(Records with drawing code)

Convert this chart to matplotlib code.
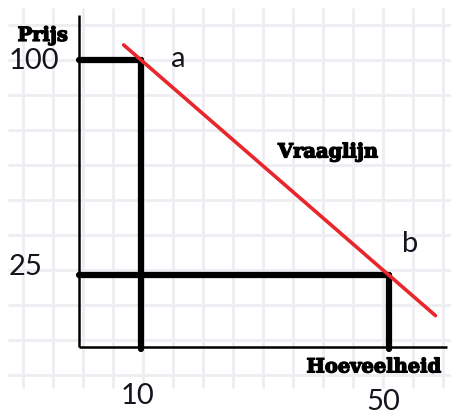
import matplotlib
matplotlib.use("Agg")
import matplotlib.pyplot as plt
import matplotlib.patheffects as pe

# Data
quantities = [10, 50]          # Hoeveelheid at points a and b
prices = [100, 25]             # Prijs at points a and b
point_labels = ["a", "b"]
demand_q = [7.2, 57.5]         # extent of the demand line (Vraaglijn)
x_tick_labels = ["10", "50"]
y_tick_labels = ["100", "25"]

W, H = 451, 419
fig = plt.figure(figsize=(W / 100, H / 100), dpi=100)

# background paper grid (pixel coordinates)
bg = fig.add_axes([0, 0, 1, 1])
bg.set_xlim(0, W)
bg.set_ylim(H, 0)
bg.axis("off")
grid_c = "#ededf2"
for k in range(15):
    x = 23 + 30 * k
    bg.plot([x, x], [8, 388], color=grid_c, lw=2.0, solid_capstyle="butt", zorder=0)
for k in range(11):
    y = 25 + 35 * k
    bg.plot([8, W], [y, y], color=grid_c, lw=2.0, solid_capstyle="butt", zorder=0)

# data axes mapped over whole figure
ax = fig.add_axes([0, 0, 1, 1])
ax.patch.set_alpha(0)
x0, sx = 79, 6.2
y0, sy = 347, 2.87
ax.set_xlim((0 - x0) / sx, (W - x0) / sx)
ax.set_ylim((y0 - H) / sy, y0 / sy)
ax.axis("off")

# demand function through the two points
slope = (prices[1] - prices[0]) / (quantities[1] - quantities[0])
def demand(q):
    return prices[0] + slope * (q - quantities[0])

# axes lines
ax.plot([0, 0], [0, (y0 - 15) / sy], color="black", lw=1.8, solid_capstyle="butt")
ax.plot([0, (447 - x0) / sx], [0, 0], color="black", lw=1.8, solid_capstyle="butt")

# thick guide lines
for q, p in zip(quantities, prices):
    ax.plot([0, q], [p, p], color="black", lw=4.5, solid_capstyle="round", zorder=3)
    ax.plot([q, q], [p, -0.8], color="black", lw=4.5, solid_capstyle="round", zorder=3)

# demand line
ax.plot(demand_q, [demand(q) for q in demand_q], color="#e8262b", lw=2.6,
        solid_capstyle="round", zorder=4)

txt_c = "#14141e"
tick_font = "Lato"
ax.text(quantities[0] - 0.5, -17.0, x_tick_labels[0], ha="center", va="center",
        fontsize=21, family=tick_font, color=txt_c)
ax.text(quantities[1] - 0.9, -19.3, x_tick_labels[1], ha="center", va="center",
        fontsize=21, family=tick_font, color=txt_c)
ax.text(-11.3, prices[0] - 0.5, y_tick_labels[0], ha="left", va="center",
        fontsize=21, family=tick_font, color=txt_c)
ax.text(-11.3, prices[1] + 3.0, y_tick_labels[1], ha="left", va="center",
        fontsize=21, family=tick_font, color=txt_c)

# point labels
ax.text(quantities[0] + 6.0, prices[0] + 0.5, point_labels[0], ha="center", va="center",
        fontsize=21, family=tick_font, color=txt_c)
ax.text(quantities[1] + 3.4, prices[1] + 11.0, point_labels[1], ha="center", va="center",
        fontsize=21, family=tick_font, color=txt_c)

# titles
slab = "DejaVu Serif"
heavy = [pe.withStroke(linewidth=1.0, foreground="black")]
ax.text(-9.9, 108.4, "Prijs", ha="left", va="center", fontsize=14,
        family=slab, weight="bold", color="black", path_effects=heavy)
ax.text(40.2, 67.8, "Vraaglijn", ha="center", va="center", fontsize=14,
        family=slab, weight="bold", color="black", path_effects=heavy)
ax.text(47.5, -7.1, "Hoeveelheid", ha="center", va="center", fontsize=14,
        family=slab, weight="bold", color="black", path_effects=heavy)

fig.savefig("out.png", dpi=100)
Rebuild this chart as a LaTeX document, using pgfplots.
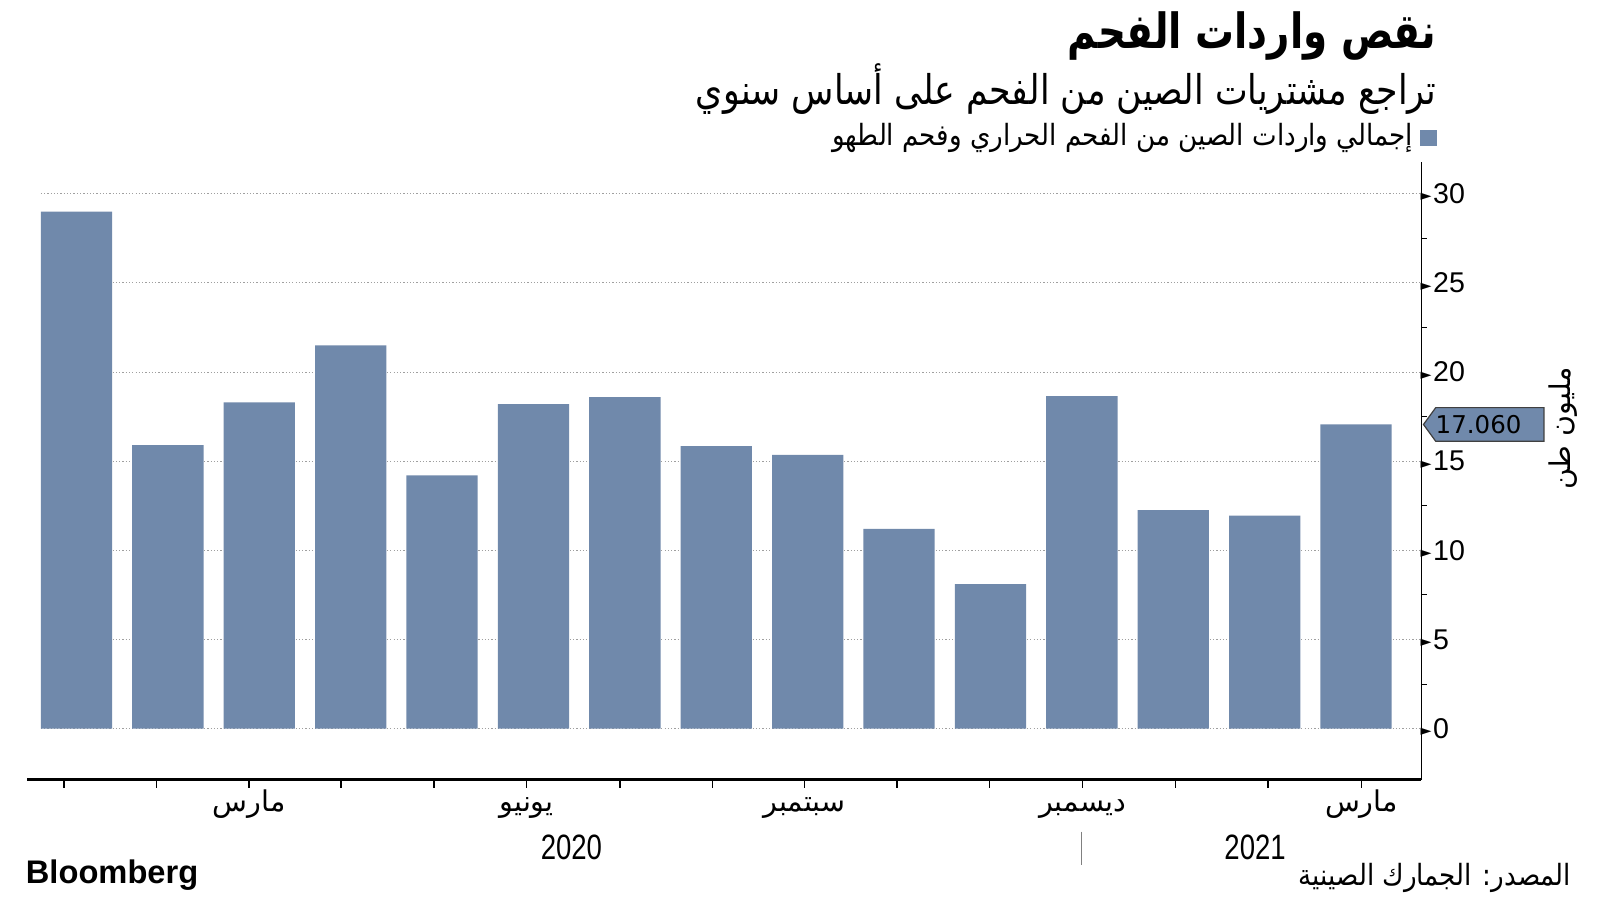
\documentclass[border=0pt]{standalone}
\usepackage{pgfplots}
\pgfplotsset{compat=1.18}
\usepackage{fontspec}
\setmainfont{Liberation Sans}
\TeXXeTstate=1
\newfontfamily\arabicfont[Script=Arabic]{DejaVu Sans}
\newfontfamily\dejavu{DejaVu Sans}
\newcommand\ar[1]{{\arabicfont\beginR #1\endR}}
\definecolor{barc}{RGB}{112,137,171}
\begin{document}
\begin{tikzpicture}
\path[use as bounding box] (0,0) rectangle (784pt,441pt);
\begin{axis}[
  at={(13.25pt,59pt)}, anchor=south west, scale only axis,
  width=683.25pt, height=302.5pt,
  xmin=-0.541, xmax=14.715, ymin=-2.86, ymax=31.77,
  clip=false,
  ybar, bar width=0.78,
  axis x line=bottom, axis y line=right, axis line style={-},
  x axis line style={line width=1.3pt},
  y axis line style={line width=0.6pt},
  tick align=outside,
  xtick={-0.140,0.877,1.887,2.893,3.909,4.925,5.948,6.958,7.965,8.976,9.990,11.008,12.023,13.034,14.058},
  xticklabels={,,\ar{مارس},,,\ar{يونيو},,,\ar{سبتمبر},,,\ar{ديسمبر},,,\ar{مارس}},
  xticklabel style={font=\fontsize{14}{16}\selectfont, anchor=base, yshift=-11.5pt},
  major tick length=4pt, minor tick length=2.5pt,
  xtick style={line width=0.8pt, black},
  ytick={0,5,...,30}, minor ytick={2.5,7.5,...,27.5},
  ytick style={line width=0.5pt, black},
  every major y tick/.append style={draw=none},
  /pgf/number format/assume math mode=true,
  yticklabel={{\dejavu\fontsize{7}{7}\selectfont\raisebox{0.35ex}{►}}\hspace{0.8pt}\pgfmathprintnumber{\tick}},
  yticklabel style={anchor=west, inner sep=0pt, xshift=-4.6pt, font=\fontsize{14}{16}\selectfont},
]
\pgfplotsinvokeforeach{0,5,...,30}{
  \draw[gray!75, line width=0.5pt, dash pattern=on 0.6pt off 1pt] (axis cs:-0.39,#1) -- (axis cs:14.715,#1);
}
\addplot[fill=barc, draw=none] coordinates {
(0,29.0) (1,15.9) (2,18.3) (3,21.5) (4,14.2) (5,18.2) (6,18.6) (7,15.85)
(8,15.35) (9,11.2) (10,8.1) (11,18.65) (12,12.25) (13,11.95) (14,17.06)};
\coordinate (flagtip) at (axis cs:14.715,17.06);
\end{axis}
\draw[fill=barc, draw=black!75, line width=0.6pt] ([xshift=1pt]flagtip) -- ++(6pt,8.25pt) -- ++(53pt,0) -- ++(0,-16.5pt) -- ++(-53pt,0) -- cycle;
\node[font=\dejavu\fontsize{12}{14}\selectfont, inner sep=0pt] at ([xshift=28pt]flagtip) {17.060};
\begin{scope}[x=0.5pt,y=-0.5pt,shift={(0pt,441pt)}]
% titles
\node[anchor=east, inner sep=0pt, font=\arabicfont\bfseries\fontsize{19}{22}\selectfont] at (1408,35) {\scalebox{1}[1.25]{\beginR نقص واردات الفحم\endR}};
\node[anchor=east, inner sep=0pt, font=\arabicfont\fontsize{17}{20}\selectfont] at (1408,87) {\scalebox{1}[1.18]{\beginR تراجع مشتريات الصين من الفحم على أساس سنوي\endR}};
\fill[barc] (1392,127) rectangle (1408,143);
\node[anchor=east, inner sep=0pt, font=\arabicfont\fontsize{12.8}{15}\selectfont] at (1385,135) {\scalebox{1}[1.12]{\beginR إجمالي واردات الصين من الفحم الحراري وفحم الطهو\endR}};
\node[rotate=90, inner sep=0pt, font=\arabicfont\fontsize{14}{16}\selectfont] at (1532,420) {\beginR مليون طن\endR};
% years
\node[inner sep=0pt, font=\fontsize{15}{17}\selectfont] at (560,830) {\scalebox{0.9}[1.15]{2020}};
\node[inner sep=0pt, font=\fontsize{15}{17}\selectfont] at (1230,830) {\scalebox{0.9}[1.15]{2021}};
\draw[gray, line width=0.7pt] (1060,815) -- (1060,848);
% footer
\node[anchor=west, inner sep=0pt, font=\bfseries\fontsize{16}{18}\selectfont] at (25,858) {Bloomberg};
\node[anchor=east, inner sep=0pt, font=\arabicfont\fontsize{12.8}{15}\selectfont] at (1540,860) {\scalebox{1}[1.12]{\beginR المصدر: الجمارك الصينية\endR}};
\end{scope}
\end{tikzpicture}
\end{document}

**THE EXERCISE**
Quote the records above exactly, from the first line through the line containing "import matplotlib.patheffects as pe", and leave out the pictures.

**SOLUTION TO THIS EXERCISE**
Convert this chart to matplotlib code.
import matplotlib
matplotlib.use("Agg")
import matplotlib.pyplot as plt
import matplotlib.patheffects as pe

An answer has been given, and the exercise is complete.